CDL acquires residential rental portfolio in Japan from BGO

CDL acquires residential rental portfolio in Japan from BGO

Singapore-listed global real estate company City Developments Ltd (CDL) has expanded its private rented sector (PRS) portfolio in Japan by acquiring a 25 freehold residential assets for JPY 35 billion (S$321.9m).

These properties comprise a total of 836 units (including four retail units) and mark CDL’s largest PRS transaction in Japan.

The interests in the properties were purchased from affiliates of BGO, a leading global real estate investment manager.

With an average age of less than two years, the portfolio of 25 assets in Tokyo’s 23 wards is conveniently located within a 10-minute walk from a train station. Three of the assets are in ultra-prime residential areas within Tokyo’s central 5 wards.
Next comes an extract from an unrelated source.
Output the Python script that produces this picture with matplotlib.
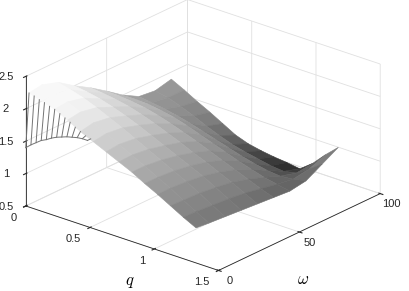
import numpy as np
import matplotlib
matplotlib.use("Agg")
import matplotlib.pyplot as plt

plt.rcParams['font.family'] = ['Liberation Sans', 'DejaVu Sans']
plt.rcParams['mathtext.fontset'] = 'cm'

# grid
q = [0, 0.1, 0.2, 0.3, 0.4, 0.5, 0.6, 0.7, 0.8, 0.9, 1.0, 1.1, 1.2, 1.3]
omega = [2, 10, 20, 30, 40, 50, 60, 70, 80, 90]
z_table = [
    [2.22, 2.25, 2.17, 2.00, 1.85, 1.68, 1.50, 1.36, 1.33, 1.39],
    [2.16, 2.19, 2.12, 1.97, 1.83, 1.67, 1.50, 1.33, 1.29, 1.29],
    [2.10, 2.12, 2.06, 1.93, 1.80, 1.65, 1.49, 1.30, 1.22, 1.18],
    [2.00, 2.03, 1.98, 1.87, 1.76, 1.62, 1.46, 1.26, 1.14, 1.08],
    [1.89, 1.93, 1.89, 1.80, 1.70, 1.57, 1.42, 1.21, 1.05, 0.97],
    [1.80, 1.83, 1.80, 1.72, 1.63, 1.51, 1.36, 1.15, 0.97, 0.86],
    [1.71, 1.73, 1.70, 1.63, 1.55, 1.44, 1.29, 1.09, 0.90, 0.79],
    [1.62, 1.63, 1.60, 1.54, 1.47, 1.37, 1.22, 1.03, 0.85, 0.75],
    [1.53, 1.53, 1.50, 1.45, 1.38, 1.29, 1.15, 0.97, 0.81, 0.72],
    [1.42, 1.42, 1.40, 1.36, 1.30, 1.21, 1.08, 0.92, 0.77, 0.70],
    [1.32, 1.32, 1.30, 1.27, 1.21, 1.13, 1.02, 0.88, 0.75, 0.67],
    [1.21, 1.20, 1.19, 1.16, 1.12, 1.05, 0.96, 0.86, 0.79, 0.82],
    [1.10, 1.09, 1.07, 1.05, 1.02, 0.97, 0.92, 0.88, 0.92, 1.02],
    [1.00, 0.98, 0.96, 0.94, 0.92, 0.90, 0.88, 0.92, 1.06, 1.20],
]

# the spiky strip at the low omega edge
spike_q = [0, 0.04, 0.08, 0.12, 0.16, 0.2, 0.24, 0.28, 0.32, 0.36, 0.4, 0.44, 0.48]
spike_low = [1.40, 1.47, 1.53, 1.59, 1.63, 1.68, 1.72, 1.75, 1.78, 1.80, 1.82, 1.83, 1.83]
spike_high = [2.22, 2.20, 2.17, 2.15, 2.12, 2.10, 2.06, 2.02, 1.98, 1.93, 1.89, 1.85, 1.83]

q_ticks = [0, 0.5, 1, 1.5]
omega_ticks = [0, 50, 100]
z_ticks = [0.5, 1, 1.5, 2, 2.5]
q_labels = ['0', '0.5', '1', '1.5']
omega_labels = ['0', '50', '100']
z_labels = ['0.5', '1', '1.5', '2', '2.5']

# height to grey level, the mesh looks lighter than a plain gray map
gray_z = [0.67, 0.85, 1.0, 1.4, 2.1]
gray_v = [0.12, 0.36, 0.47, 0.62, 0.97]

fig = plt.figure(figsize=(4.09, 2.91), dpi=100)
# axes much bigger than the figure so the 3d clip box does not cut the surface
S = 500
ax = fig.add_axes([(203 - 0.5135 * S) / 409, (156 - 0.5135 * S) / 291, S / 409, S / 291],
                  projection='3d', proj_type='ortho')
ax.computed_zorder = False
ax.view_init(elev=23.5, azim=-50)
ax.set_box_aspect((251, 251, 141), zoom=1.277 * 291 / S)

Q, W = np.meshgrid(q, omega, indexing='ij')
Z = np.array(z_table)
mid = (Z[:-1, :-1] + Z[1:, :-1] + Z[:-1, 1:] + Z[1:, 1:]) / 4
colors = plt.get_cmap('gray')(np.interp(mid, gray_z, gray_v))
surf = ax.plot_surface(Q, W, Z, facecolors=colors, rstride=1, cstride=1, shade=False,
                       linewidth=0.4, zorder=2)
surf.set_edgecolor(colors.reshape(-1, 4))

# spikes
ax.plot(spike_q, [0] * len(spike_q), spike_low, color='0.45', lw=0.7, zorder=3)
for sq, lo, hi in zip(spike_q, spike_low, spike_high):
    ax.plot([sq, sq], [0, 2], [lo, hi], color='0.45', lw=0.7, zorder=3)

ax.set_xlim(0, 1.5, view_margin=0)
ax.set_ylim(0, 100, view_margin=0)
ax.set_zlim(0.5, 2.5, view_margin=0)
ax.set_xticks(q_ticks, q_labels, ha='right', va='center')
ax.set_yticks(omega_ticks, omega_labels, va='center')
ax.set_zticks(z_ticks, z_labels, va='center')
ax.zaxis.set_ticks_position('lower')
ax.tick_params(labelsize=8, colors='0.15', pad=2.5)

for axis in (ax.xaxis, ax.yaxis, ax.zaxis):
    axis.set_pane_color((1, 1, 1, 0))
    axis.pane.set_edgecolor((1, 1, 1, 0))
    axis.line.set_color('0.15')
    axis.line.set_linewidth(0.6)
    axis._axinfo['grid'].update(color='0.88', linewidth=0.6)
    axis._axinfo['tick'].update(inward_factor=0.17, outward_factor=0.085)

fig.text(130 / 409, 1 - 283 / 291, r'$q$', fontsize=12, ha='center', va='center')
fig.text(303 / 409, 1 - 280 / 291, r'$\omega$', fontsize=12, ha='center', va='center')

fig.savefig('out.png', dpi=100)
Given their strong locational attributes, the portfolio enjoys an average committed occupancy rate of around 97% and stable rental income.

CDL has been strategically expanding its foothold in Japan’s PRS market. This investment marks the Group’s first foray into Tokyo’s rental housing sector, following its successful PRS ventures in Osaka and Yokohama. The Group’s first PRS project in Japan, Horie Lux in Osaka, was acquired in 2019.

With its enlarged PRS portfolio in Japan, CDL is well-positioned to benefit from a recovering economy, rising wages and a post-pandemic resurgence in net migration into Tokyo, all of which are fuelling demand for rental accommodation. Amidst the current global uncertainty, Japan has become an attractive destination for global institutional investors, securing the portfolio’s potential to benefit from both steady rental growth and sustainable capital appreciation.

Sherman Kwek, CDL Group Chief Executive Officer, said, “Japan’s favourable interest rate environment presents a timely and strategic opportunity for the Group to expand our residential rental portfolio through a rare off-market transaction for well-performing assets. Despite economic volatility over the past few years, our Japan residential portfolio has remained resilient, with stable rental growth and strong occupancy of above 95%. This investment marks the Group’s entry into Tokyo’s rental housing market, enabling us to further scale up in this asset class while leveraging on the sector’s strong growth potential. This move is aligned with our strategy of expanding in the global living sector to enhance our recurring income.”

Following the completion of the transaction, the Group’s Japan PRS portfolio located across Tokyo, Osaka and Yokohama has tripled to 38 assets totalling more than 2,100 units and with an asset value of greater than JPY 70 billion (approximately S$644 million).